# Paddling with pain: Advil, how much is too much?



## badkins (Oct 30, 2003)

I have a broken rib, this is the 3rd time this has happened to me so I'm getting pretty used to it. It's been about a week and a half since I broke it and the water was up on one of my favorite runs. I wasn't about to let this slow me down. While loading up to run shuttle I'm contemplating how many Advil I should take. I notice on the bottle it says, "do not take more than 6 in 24 hours", so I figure I'll just max out my allotment for today in one dose. That comes to 1200mg of ibuprofrin. It worked, I had very little pain during the run. So how bad/stupid was that?


----------



## JCKeck1 (Oct 28, 2003)

I'm no doctor, but I can tell you that the long term effects of taking advil are not good. The complete destruction of your liver is a very likely event if you're taking lots of advil over long periods of time. As for the large one dose, I don't know.


----------



## l-dot (Dec 20, 2003)

I was taking Motrin for my knee and my Doctor told me to take 800mg of over the counter Motrin. He said it was the same as taking prescription ibuprofrin but way cheaper. He also said that taking more than 800mg wasn't going to do much for pain but that it did continue to help for the inflamation. He did also mention that this shouldn't be regular practice but just to get me through a day.


----------



## ID Surfer (Nov 6, 2003)

According to to Davis Drug Guide for Nurses, adults can take 400-800 mg of ibuprofen 3-4 times daily as needed for pain. You shouldn't exceed 3600 mg/day. Administration of higher than recommended doses dose not provide increased effectivness, but may cause increased side effects. In school they told me you shouldn't take more than 4 g/day due to risk for hepatotoxicity. I bet your one time dose is cool. I wouldn't make it a habbit.


----------



## badkins (Oct 30, 2003)

Cool I suspected as much. Usually my rule with Advil is if I can do without I will. The next morning I was in a lot of pain and decided to just give it a rest and not paddle, so I didn't take any more. Thanks!


----------



## paddlebizzle (Oct 15, 2003)

Everyone seems to have this under control, but i would throw in my two cents:
The bottle says do not take more than 6 200mg tablets in 24 hours. This is over the counter strength. Prescription strength is 800 mg (4 200mg tablets for you slow people) every 6 hours. 

The immediate results are simply reduced pain, but ibuprofin therapy really becomes effective after a 2-3 day window. Pain relief is still evident, but the antinflammatory response is much more pronounced. This is when ibuprofin is much more useful.
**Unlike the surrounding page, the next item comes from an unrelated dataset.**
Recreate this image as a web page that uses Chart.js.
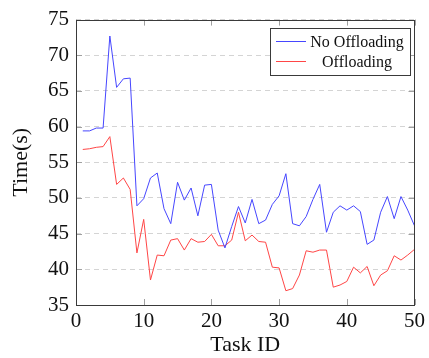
<!DOCTYPE html>
<html>
<head>
<meta charset="utf-8">
<script src="https://cdn.jsdelivr.net/npm/chart.js@4"></script>
<style>body{margin:0;background:#fff}</style>
</head>
<body>
<canvas id="myChart" width="429" height="358"></canvas>
<script>
const taskIds = [1,2,3,4,5,6,7,8,9,10,11,12,13,14,15,16,17,18,19,20,21,22,23,24,25,
  26,27,28,29,30,31,32,33,34,35,36,37,38,39,40,41,42,43,44,45,46,47,48,49,50];

const noOffloading = [59.4,59.4,59.8,59.8,72.7,65.5,66.7,66.8,48.9,49.9,52.8,53.5,48.5,46.4,52.2,
  49.7,51.4,47.5,51.8,51.9,45.5,43.0,46.0,48.8,46.5,49.8,46.4,46.9,49.1,50.3,53.4,46.4,46.1,47.4,
  49.8,51.9,45.2,48.0,48.9,48.3,48.9,48.1,43.5,44.1,48.0,50.2,47.1,50.2,48.3,46.1];

const offloading = [56.8,56.9,57.1,57.2,58.6,51.9,52.8,51.2,42.3,47.0,38.5,42.0,41.9,44.1,44.3,
  42.7,44.3,43.8,43.9,44.9,43.3,43.3,44.1,48.0,44.0,44.8,43.9,43.8,40.3,40.2,37.0,37.3,39.2,42.6,
  42.4,42.7,42.7,37.5,37.8,38.3,40.3,39.5,40.4,37.7,39.2,39.8,41.9,41.3,42.0,42.8];

const seriesNames = ['No Offloading', 'Offloading'];
const xTicks = [0, 10, 20, 30, 40, 50];
const yTicks = [35, 40, 45, 50, 55, 60, 65, 70, 75];

const serif = "'Liberation Serif', 'DejaVu Serif', serif";

function toPoints(values) {
  return values.map((v, i) => ({x: taskIds[i], y: v}));
}

// frame with inward ticks + boxed legend inside the plot
const frameAndLegend = {
  id: 'frameAndLegend',
  afterDatasetsDraw(chart) {
    const {ctx, chartArea: a, scales} = chart;
    ctx.save();
    ctx.lineWidth = 1;
    ctx.strokeStyle = '#a0a0a0';
    ctx.beginPath();
    xTicks.forEach(v => {
      const px = Math.round(scales.x.getPixelForValue(v)) + 0.5;
      ctx.moveTo(px, a.bottom); ctx.lineTo(px, a.bottom - 6);
      ctx.moveTo(px, a.top); ctx.lineTo(px, a.top + 6);
    });
    yTicks.forEach(v => {
      const py = Math.round(scales.y.getPixelForValue(v)) + 0.5;
      ctx.moveTo(a.left, py); ctx.lineTo(a.left + 6, py);
      ctx.moveTo(a.right, py); ctx.lineTo(a.right - 6, py);
    });
    ctx.stroke();

    ctx.strokeStyle = '#3a3a3a';
    ctx.strokeRect(Math.round(a.left) + 0.5, Math.round(a.top) + 0.5,
      Math.round(a.right - a.left) - 1, Math.round(a.bottom - a.top));

    // legend
    const bx = 270.5, by = 28.5, bw = 140, bh = 47;
    ctx.fillStyle = '#fff';
    ctx.fillRect(bx, by, bw, bh);
    ctx.strokeStyle = '#3a3a3a';
    ctx.strokeRect(bx, by, bw, bh);
    ctx.font = '16px ' + serif;
    ctx.textAlign = 'center';
    ctx.textBaseline = 'middle';
    chart.data.datasets.forEach((ds, i) => {
      const y = 41.5 + i * 20;
      ctx.strokeStyle = ds.borderColor;
      ctx.beginPath();
      ctx.moveTo(276, y); ctx.lineTo(306, y);
      ctx.stroke();
      ctx.fillStyle = '#111';
      ctx.fillText(ds.label, 357, y + 1);
    });
    ctx.restore();
  }
};

const config = {
  type: 'line',
  data: {
    datasets: [
      {
        label: seriesNames[0],
        data: toPoints(noOffloading),
        borderColor: 'rgb(70,70,255)',
        backgroundColor: 'rgb(70,70,255)',
        borderWidth: 1,
        pointRadius: 0,
        tension: 0
      },
      {
        label: seriesNames[1],
        data: toPoints(offloading),
        borderColor: 'rgb(255,70,70)',
        backgroundColor: 'rgb(255,70,70)',
        borderWidth: 1,
        pointRadius: 0,
        tension: 0
      }
    ]
  },
  options: {
    responsive: false,
    animation: false,
    devicePixelRatio: 1,
    layout: {padding: {left: 0, right: 9, top: 18, bottom: 0}},
    plugins: {
      legend: {display: false},
      tooltip: {enabled: false}
    },
    scales: {
      x: {
        type: 'linear',
        min: 0,
        max: 50,
        afterFit(scale) { scale.height = 53; },
        afterBuildTicks(scale) { scale.ticks = xTicks.map(v => ({value: v})); },
        grid: {display: false, drawTicks: false},
        border: {display: false},
        ticks: {color: '#111', padding: 4, maxRotation: 0, font: {family: serif, size: 21}},
        title: {display: true, text: 'Task ID', color: '#111', padding: {top: 0, bottom: 0},
          font: {family: serif, size: 22}}
      },
      y: {
        min: 35,
        max: 75,
        afterFit(scale) { scale.width = 76; },
        afterBuildTicks(scale) { scale.ticks = yTicks.map(v => ({value: v})); },
        grid: {color: '#d4d4d4', drawTicks: false},
        border: {display: false, dash: [5, 4]},
        ticks: {color: '#111', padding: 7, font: {family: serif, size: 21}},
        title: {display: true, text: 'Time(s)', color: '#111', padding: {top: 8, bottom: 0},
          font: {family: serif, size: 22}}
      }
    }
  },
  plugins: [frameAndLegend]
};

const myChart = new Chart(document.getElementById('myChart'), config);
</script>
</body>
</html>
You can continue this program for 2-3 weeks with little side effect. 
However, it is very helpful to drink ALOT of water, which helps reduce the irritation and long-term side effects on both the stomach and the kidneys.

DO NOT drink alcohol when doing this program. Seriously. This amount of ibuprofin is not great for the stomach or kidneys, but putting alcohol into the mix can cause liver failure and big-time kidney problems, let alone stomach bleeding and intestinal irritation. blood in poop, urine, vomiting, trouble digesting, etc. Not pretty.

definitely ask your doctor too. they are pretty open and honest about ibuprofin, since it is so commonly taken for pain. they'll also tell you what drug interactions are bad too.

Broken ribs suck. watch for punctured organs because you can die, and that means you can't paddle, which defeats the whole reason you took advil. 

Cheers! Jeff


----------



## badkins (Oct 30, 2003)

> Broken ribs suck. watch for punctured organs because you can die, and that means you can't paddle, which defeats the whole reason you took advil.


You mean I can't paddle in heaven? That sucks! :evil:


----------



## paddlebizzle (Oct 15, 2003)

Badkins - i wish that was the least of my problems. all i know is that i have a barstool in hell, and it's not getting any cooler.


----------